--- Data shown ---

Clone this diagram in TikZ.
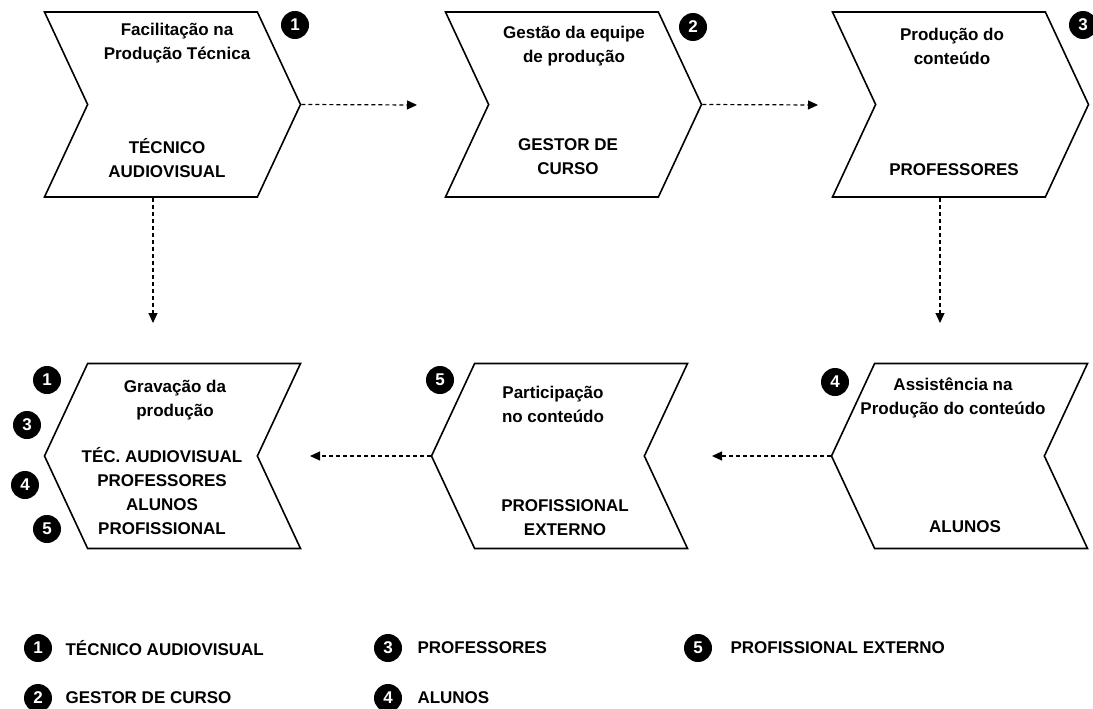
\documentclass[tikz,border=0pt]{standalone}
\usepackage{fontspec}
\setmainfont{Liberation Sans}
\usetikzlibrary{shapes.symbols,arrows.meta}

\begin{document}
\begin{tikzpicture}[x=1pt,y=-1pt,
		chev/.style={draw,line width=1.6pt,signal,signal pointer angle=130,
			minimum width=256pt,minimum height=185pt,inner sep=0pt},
		chevR/.style={chev,signal to=east,signal from=west},
		chevL/.style={chev,signal to=west,signal from=east},
		txt/.style={font=\fontsize{17}{24}\selectfont\bfseries,align=center},
		num/.style={circle,fill=black,text=white,inner sep=0pt,minimum size=28pt,
			font=\fontsize{17}{17}\selectfont\bfseries},
		flow/.style={dash pattern=on 4pt off 3pt,line width=1.2pt,
			-{Triangle[length=10pt,width=9pt]}}]
		\useasboundingbox (0,0) rectangle (1093,709);
			\node[chevR](tecnica) at (172.5,104.5) {};
			\node[chevR](gestao) at (573.5,104.5) {};
			\node[chevR](conteudo) at (960.5,104.5) {};
			\node[chevL](assist) at (959.5,456) {};
			\node[chevL](partic) at (559.5,456) {};
			\node[chevL](gravacao) at (172.5,456) {};
			% textos das etapas
			\node[txt](tecnicaA) at (177,43) {Facilitação na\\Produção Técnica};
			\node[txt](tecnicaB) at (167,158) {TÉCNICO\\AUDIOVISUAL};
			\node[txt](gestaoA) at (574,46) {Gestão da equipe\\de produção};
			\node[txt](gestaoB) at (568,157) {GESTOR DE\\CURSO};
			\node[txt](conteudoA) at (952,46) {Produção do\\conteúdo};
			\node[txt](conteudoB) at (954,170) {PROFESSORES};
			\node[txt](assistA) at (953,398) {Assistência na\\Produção do conteúdo};
			\node[txt](assistB) at (965,527) {ALUNOS};
			\node[txt](particA) at (553,404) {Participação\\no conteúdo};
			\node[txt](particB) at (565,518) {PROFISSIONAL\\EXTERNO};
			\node[txt](gravacaoA) at (175,400) {Gravação da\\produção};
			\node[txt](gravacaoB) at (162,491) {TÉC. AUDIOVISUAL\\PROFESSORES\\ALUNOS\\PROFISSIONAL};
			% numeros
			\node[num](n1) at (295,25) {1};
			\node[num](n2) at (693,27) {2};
			\node[num](n3) at (1083,25) {3};
			\node[num](n4) at (835,382) {4};
			\node[num](n5) at (440,380) {5};
			\node[num](g1) at (47,380) {1};
			\node[num](g3) at (27,425) {3};
			\node[num](g4) at (25,485) {4};
			\node[num](g5) at (47,529) {5};
			% fluxo
			\coordinate (gestaoIn) at (417,105);
			\coordinate (conteudoIn) at (818,105);
			\coordinate (partIn) at (712,456);
			\coordinate (gravIn) at (310,456);
			\coordinate (tecnicaDown) at (153,323);
			\coordinate (conteudoDown) at (940,323);
			\draw[flow] (tecnica.east) -- (gestaoIn);
			\draw[flow] (gestao.east) -- (conteudoIn);
			\draw[flow] (tecnicaDown |- tecnica.south) -- (tecnicaDown);
			\draw[flow] (conteudoDown |- conteudo.south) -- (conteudoDown);
			\draw[flow] (assist.west) -- (partIn);
			\draw[flow] (partic.west) -- (gravIn);
			% legenda
			\node[num](l1) at (38,648) {1};
			\node[txt,anchor=west](l1t) at (62,648) {TÉCNICO AUDIOVISUAL};
			\node[num](l2) at (38,698) {2};
			\node[txt,anchor=west](l2t) at (62,698) {GESTOR DE CURSO};
			\node[num](l3) at (388,648) {3};
			\node[txt,anchor=west](l3t) at (414,648) {PROFESSORES};
			\node[num](l4) at (388,698) {4};
			\node[txt,anchor=west](l4t) at (414,698) {ALUNOS};
			\node[num](l5) at (698,648) {5};
			\node[txt,anchor=west](l5t) at (727,648) {PROFISSIONAL EXTERNO};
\end{tikzpicture}
\end{document}
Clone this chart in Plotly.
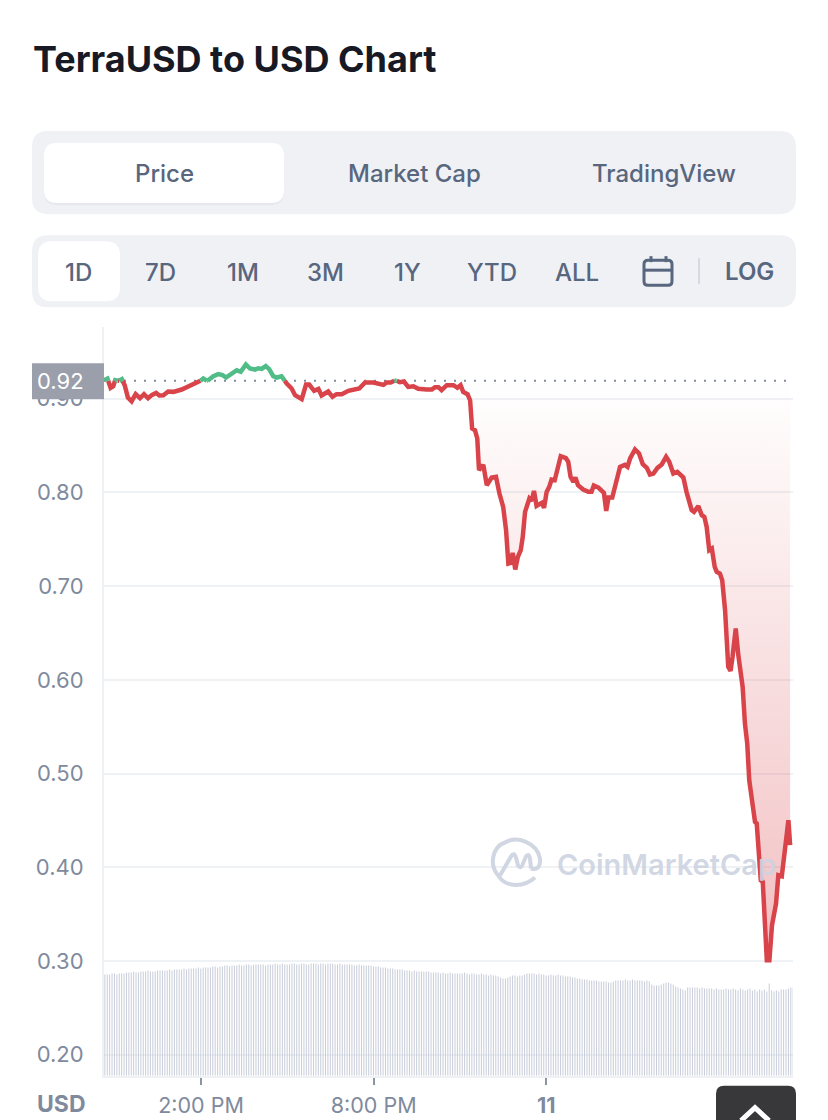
import plotly.graph_objects as go

W, H = 828, 1120

# ---------- data ----------
hours = [10.63,10.75,10.86,10.95,11.02,11.14,11.25,11.35,11.46,11.59,11.73,11.88,12.02,12.16,12.30,12.44,12.55,12.69,12.86,13.04,
13.33,13.62,13.85,14.08,14.22,14.43,14.60,14.75,14.87,15.07,15.24,15.38,15.56,15.70,15.88,15.99,16.11,16.25,16.37,16.51,
16.63,16.80,16.98,17.15,17.27,17.50,17.65,17.76,17.93,18.08,18.19,18.42,18.57,18.71,18.89,19.12,19.29,19.50,19.70,19.99,
20.34,20.45,20.59,20.76,20.91,21.05,21.20,21.38,21.55,21.84,22.02,22.13,22.25,22.36,22.54,22.77,22.91,23.02,23.11,23.26,
23.35,23.42,23.52,23.60,23.66,23.81,23.93,24.10,24.25,24.37,24.50,24.60,24.68,24.76,24.83,24.92,25.01,25.11,25.18,25.26,
25.41,25.49,25.57,25.66,25.84,25.92,26.01,26.10,26.18,26.29,26.42,26.50,26.68,26.76,26.84,26.94,27.01,27.10,27.28,27.46,
27.57,27.65,27.81,28.00,28.08,28.16,28.29,28.38,28.56,28.73,28.82,28.91,29.08,29.22,29.35,29.49,29.60,29.72,29.86,30.01,
30.16,30.27,30.41,30.55,30.76,30.87,31.05,31.13,31.28,31.40,31.49,31.57,31.66,31.75,31.85,31.92,32.03,32.11,32.21,32.32,
32.40,32.47,32.58,32.67,32.82,32.90,32.98,33.05,33.13,33.25,33.31,33.38,33.45,33.52,33.59,33.66,33.75,33.84,33.98,34.06,
34.18,34.23,34.35,34.41,34.47]
price = [.9198,.9215,.9116,.9133,.9198,.9190,.9208,.9144,.9013,.8973,.9048,.9005,.9048,.9005,.9041,.9062,.9034,.9037,.9077,.9073,
.9098,.9137,.9162,.9215,.9190,.9240,.9262,.9251,.9226,.9262,.9304,.9287,.9365,.9322,.9311,.9325,.9318,.9347,.9315,.9240,
.9226,.9240,.9162,.9109,.9037,.8995,.9151,.9151,.9084,.9105,.9034,.9077,.9020,.9048,.9048,.9084,.9098,.9109,.9173,.9173,
.9148,.9173,.9173,.9198,.9176,.9183,.9126,.9133,.9105,.9098,.9098,.9123,.9123,.9091,.9144,.9144,.9116,.9144,.9073,.9048,
.8984,.8682,.8664,.8575,.8237,.8294,.8077,.8159,.8166,.7988,.7846,.7597,.7241,.7248,.7355,.7177,.7312,.7383,.7525,.7792,
.7935,.7910,.8016,.7856,.7888,.7835,.8006,.8059,.8137,.8130,.8308,.8386,.8365,.8326,.8166,.8112,.8159,.8077,.8031,.8006,
.8006,.8073,.8052,.7995,.7803,.7945,.7945,.8059,.8273,.8294,.8273,.8362,.8458,.8415,.8301,.8262,.8191,.8201,.8262,.8298,
.8379,.8326,.8201,.8219,.8159,.8006,.7810,.7792,.7853,.7757,.7739,.7632,.7383,.7401,.7205,.7152,.7134,.7063,.6743,.6138,
.6095,.6245,.6547,.6263,.5925,.5533,.5320,.4928,.4715,.4484,.4466,.4075,.3861,.3843,.3505,.3007,.3007,.3381,.3612,.3915,
.3904,.4039,.4395,.4502,.4235]
baseline_price = 0.9192

volume = [101,101,101,102,102,101,102,102,102,103,103,103,104,103,103,104,104,104,105,104,
104,104,105,105,105,105,105,106,105,106,106,106,106,107,106,107,107,107,107,108,
107,108,108,108,108,109,109,108,109,109,110,110,109,110,110,110,111,110,110,111,111,110,111,111,111,
111,111,110,111,111,111,112,111,111,112,111,111,111,112,112,111,111,112,112,111,
111,112,112,112,111,112,112,111,112,112,112,111,111,112,111,111,111,111,111,110,110,111,110,110,110,110,110,
109,109,109,108,108,108,107,107,107,106,106,106,106,105,105,105,104,105,104,104,104,
104,104,104,103,103,103,103,102,103,102,102,103,102,102,102,102,102,103,102,101,102,102,101,101,102,101,101,100,101,100,100,99,98,97,
97,98,99,100,100,99,100,100,101,102,102,102,102,101,102,
101,101,100,100,101,100,100,101,100,100,99,99,99,98,98,97,97,96,
96,96,95,95,95,95,94,94,94,94,93,93,94,95,
95,95,95,96,95,95,96,95,95,95,95,94,95,94,91,
90,90,90,91,92,93,93,92,91,89,88,
87,86,85,88,88,88,88,88,87,88,87,87,87,87,86,87,86,86,86,87,86,86,87,86,85,87,86,85,86,87,85,86,84,86,85,86,84,92,85,84,85,84,86,86,86,87,88,88]
volume_start_hour = 10.66
volume_step_hours = 5 / 60

y_ticks = [0.20, 0.30, 0.40, 0.50, 0.60, 0.70, 0.80, 0.90]
x_ticks = [14, 20, 26]
x_tick_labels = ["2:00 PM", "8:00 PM", "<b>11</b>"]
tabs = ["Price", "Market Cap", "TradingView"]
ranges = ["1D", "7D", "1M", "3M", "1Y", "YTD", "ALL"]

# ---------- colours ----------
RED, GREEN = "#d9434a", "#50bd88"
GRID, PANEL, GREY, SLATE = "#eff2f5", "#eff1f5", "#808a9d", "#58667e"
MARK = "rgba(205,211,225,0.92)"


# ---------- split the line where it crosses the reference price ----------
def split_at_baseline(xs, ys, base):
    up, down = ([xs[0]], [ys[0] if ys[0] >= base else None]), ([xs[0]], [ys[0] if ys[0] <= base else None])
    for i in range(1, len(xs)):
        x0, y0, x1, y1 = xs[i - 1], ys[i - 1], xs[i], ys[i]
        if (y0 - base) * (y1 - base) < 0:
            xc = x0 + (x1 - x0) * (base - y0) / (y1 - y0)
            for s in (up, down):
                s[0].append(xc)
                s[1].append(base)
        up[0].append(x1)
        up[1].append(y1 if y1 >= base else None)
        down[0].append(x1)
        down[1].append(y1 if y1 <= base else None)
    return up, down


up, down = split_at_baseline(hours, price, baseline_price)
fill_x = down[0]
fill_y = [baseline_price if v is None else v for v in down[1]]

# ---------- pixel helpers for page furniture ----------
px = lambda v: v / W
py = lambda v: 1 - v * 1.0006 / H


def P(x, y):
    return f"{px(x):.5f},{py(y):.5f}"


def rr(x0, y0, x1, y1, r):
    return (f"M{P(x0 + r, y0)} L{P(x1 - r, y0)} Q{P(x1, y0)} {P(x1, y0 + r)} L{P(x1, y1 - r)} "
            f"Q{P(x1, y1)} {P(x1 - r, y1)} L{P(x0 + r, y1)} Q{P(x0, y1)} {P(x0, y1 - r)} "
            f"L{P(x0, y0 + r)} Q{P(x0, y0)} {P(x0 + r, y0)} Z")


def box(x0, y0, x1, y1, r, fill, layer="above", line=None, lw=0):
    return dict(type="path", xref="paper", yref="paper", path=rr(x0, y0, x1, y1, r), fillcolor=fill,
                line=dict(color=line or fill, width=lw), layer=layer)


def stroke(path, color, width):
    return dict(type="path", xref="paper", yref="paper", path=path, line=dict(color=color, width=width),
                fillcolor="rgba(0,0,0,0)", layer="above")


def label(x, y, text, size, color=SLATE, anchor="center", weight=500):
    return dict(xref="paper", yref="paper", x=px(x), y=py(y), text=text, showarrow=False, xanchor=anchor,
                yanchor="middle", font=dict(family="Inter", size=size, color=color, weight=weight))


# ---------- traces ----------
fig = go.Figure()
fig.add_trace(go.Bar(x=[volume_start_hour + i * volume_step_hours for i in range(len(volume))], y=volume,
                     width=0.0348, marker=dict(color="rgba(198,203,216,0.97)", line=dict(width=0)), yaxis="y2",
                     hoverinfo="skip"))
fig.add_trace(go.Scatter(x=fill_x + fill_x[::-1], y=fill_y + [baseline_price] * len(fill_x), mode="lines",
                         line=dict(width=0), fill="toself", hoverinfo="skip",
                         fillgradient=dict(type="vertical", start=baseline_price, stop=0.30,
                                           colorscale=[[0, "rgba(217,67,74,0.0)"], [1, "rgba(217,67,74,0.34)"]])))
fig.add_trace(go.Scatter(x=[hours[0], 34.47], y=[baseline_price, baseline_price], mode="lines",
                         line=dict(color=GREY, width=2, dash="2px,8px"), hoverinfo="skip"))
fig.add_trace(go.Scatter(x=down[0], y=down[1], mode="lines", connectgaps=False,
                         line=dict(color=RED, width=4.5), hoverinfo="skip"))
fig.add_trace(go.Scatter(x=up[0], y=up[1], mode="lines", connectgaps=False,
                         line=dict(color=GREEN, width=4.5), hoverinfo="skip"))

# ---------- page furniture ----------
shapes = [
    box(32, 131, 796, 214, 16, PANEL, "below"),
    box(44, 145, 284, 205, 13, "#e6e8ee", "below"),
    box(44, 143, 284, 203, 13, "#ffffff", "below"),
    box(32, 235, 796, 307, 16, PANEL, "below"),
    box(38, 241, 120, 301, 14, "#ffffff", "below"),
    box(644, 260, 672, 285, 4, "rgba(0,0,0,0)", "above", SLATE, 3),
    stroke(f"M{P(644, 270)} L{P(672, 270)}", SLATE, 3),
    stroke(f"M{P(651, 256)} L{P(651, 262)}", SLATE, 3),
    stroke(f"M{P(666, 256)} L{P(666, 262)}", SLATE, 3),
    stroke(f"M{P(699, 258)} L{P(699, 284)}", "#d5d9e1", 2),
    box(32, 363, 104, 399, 0, "#9a9fab"),
    box(716, 1085, 796, 1140, 8, "#38383b"),
    stroke(f"M{P(741, 1120)} L{P(755, 1107)} L{P(769, 1120)}", "#ffffff", 5),
    # CoinMarketCap mark
    stroke(f"M{P(535, 877)} C{P(524, 887)} {P(506, 887)} {P(499, 876)} C{P(488, 864)} {P(493, 846)} {P(505, 842)} "
           f"C{P(517, 835)} {P(537, 842)} {P(540, 858)} C{P(541, 866)} {P(537, 870)} {P(531, 868)}", MARK, 4),
    stroke(f"M{P(500, 875)} L{P(511, 856)} Q{P(514, 851)} {P(516, 857)} L{P(518, 865)} Q{P(521, 869)} {P(523, 863)} "
           f"L{P(526, 856)} Q{P(529, 852)} {P(530, 858)} L{P(531, 868)}", MARK, 4),
]

annotations = [
    label(30.5, 59, "<b>TerraUSD to USD Chart</b>", 36, "#171924", "left", 700),
    label(164, 173, tabs[0], 24), label(414, 173, tabs[1], 24), label(664, 173, tabs[2], 24),
    label(749, 271, "LOG", 24, SLATE, "center", 600),
    label(61, 381, "0.92", 22, "#ffffff", "center", 400),
    label(61.5, 1103, "USD", 23, GREY, "center", 700),
    label(666, 864, "CoinMarketCap", 29, MARK, "center", 600),
]
for name, cx in zip(ranges, [78, 160, 243, 325, 407, 492, 577]):
    annotations.append(label(cx, 272, name, 24))

fig.update_layout(
    width=W, height=H, margin=dict(l=0, r=0, t=0, b=0), autosize=False, showlegend=False, barmode="overlay",
    paper_bgcolor="#ffffff", plot_bgcolor="#ffffff", font=dict(family="Inter", color=GREY), hovermode=False,
    shapes=shapes, annotations=annotations,
    xaxis=dict(domain=[px(104), px(793)], range=[10.63, 34.57], tickmode="array", tickvals=x_ticks,
               ticktext=x_tick_labels, ticks="outside", ticklen=7, tickwidth=2, tickcolor="#8d94a5",
               tickfont=dict(family="Inter", size=21.5, color=GREY), showgrid=False, zeroline=False,
               showline=True, linecolor=GRID, linewidth=2, ticklabelstandoff=3),
    yaxis=dict(domain=[py(1075), py(327)], range=[0.1776, 0.9763], tickmode="array", tickvals=y_ticks,
               tickformat=".2f", tickfont=dict(family="Inter", size=22, color=GREY), showgrid=True,
               gridcolor=GRID, gridwidth=2, zeroline=False, showline=True, linecolor=GRID, linewidth=2,
               ticks="", ticklabelstandoff=14),
    yaxis2=dict(domain=[py(1075), py(327)], range=[0, 748], overlaying="y", visible=False),
)

fig.write_html("out.html", config=dict(displayModeBar=False),
               post_script="document.body.style.margin='0';document.documentElement.style.overflow='hidden';")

---

In the records above, locate each line with the word "this". Copy all such lines.

Clone this diagram in TikZ.
Clone this chart in Plotly.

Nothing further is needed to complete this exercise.